Planetary Space Weather Science and Solar System Exploration”

In the recent years, thanks to Solar System exploration, our knowledge on the interactions between a planetary body and its local space environment, where perturbations of solar or non-solar origin may occur, has been dramatically increased. Our understanding of the so called planetary space weather science is of paramount importance also for getting clues on similar –in their nature– phenomena that evolve in the circum-terrestrial environment, nevertheless, at different temporal and spatial scales. Moreover, determining the properties of radiation environments inside planetary magnetospheres is one of the key challenges of magnetospheric physics research. At the same time, it allows the design and manufacturing of satellites and payloads that are resistant to hazardous environments. In this talk, the speaker will discuss some examples of space weather science approaches, especially in the context of the Outer Solar System exploration. Moreover, the speaker will try to evidence the role of theoretical and/or data-driven modeling during preparation for upcoming exploration missions and discuss some future perspectives.

20. January 2023

Satellite Drag Effects on Satellite Operations and Debris in Low Earth Orbit

Satellites in low Earth orbit travel through the uppermost layer of the neutral atmosphere, where their movement is affected by variations in the density and wind. These variations affect the amount of fuel required by active satellites to fulfil their mission, as well as the duration that debris objects remain in space. The number of objects in low Earth orbit has been rapidly increasing. With it, concerns over the long-term sustainability of the use of this region of space have been on the rise as well. The trend in the number of objects is due to the ever increasing relevance of satellite missions to our society, combined with technological developments such as miniaturisation and the rise of mega-constellations. But also in-orbit breakups of rocket stages and satellites have been major contributors.
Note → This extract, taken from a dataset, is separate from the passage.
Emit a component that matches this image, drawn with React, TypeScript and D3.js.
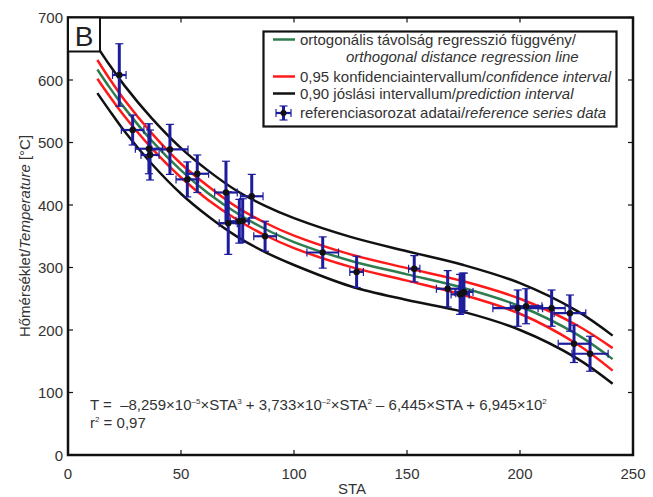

In this talk, the speaker will provide an overview of the physics and technology related to this topic, as well as the ways in which international collaboration will be essential to provide solutions.

13. January 2023

The Shining Earth: The Polar Lights

The aurora borealis (to the north, and australis to the south of the Earth) are the most spectacular phenomena of a chain that connects the planet’s upper atmosphere to the solar activity. In this lecture, the speaker addresses the questions they raise: What solar origin ? What interaction between the solar wind and the space environment ? How are they formed? What are they witnessing? Do they exist elsewhere than on Earth? What research is still being done on auroras?

16. December 2022

Flying with Space Weather: Auroras to GPS

Space weather has affected aviation in many ways; effects include short-wave radio disturbance, single-event effects leading to upsets in electronics, Satellite Navigation systems disturbance via scintillation,  solar radio burst effects on secondary surveillance radar, increased radiation dose at flight altitudes. In November 2018, a long process involving experts from many countries of the world came to a conclusion when the ICAO Air Navigation Commission and the Council of ICAO, the International Civil Aviation Organization, approved and published provisions in ICAO Annex 3 and guidance material on Space Weather in ICAO Document 10100. The advisories intend to provide the most up to date information on space weather impacts on aviation. The introduction of space weather in the ICAO framework has been a great achievement. What is still outstanding is the development of procedures that are globally standardized on the application of the advisories, as well as the provision of adequate space weather knowledge to pilots, controllers and other aviation personnel. Recent events are used to illustrate this. The talk will be about space weather for aviation: what´s been achieved – and what needs more work.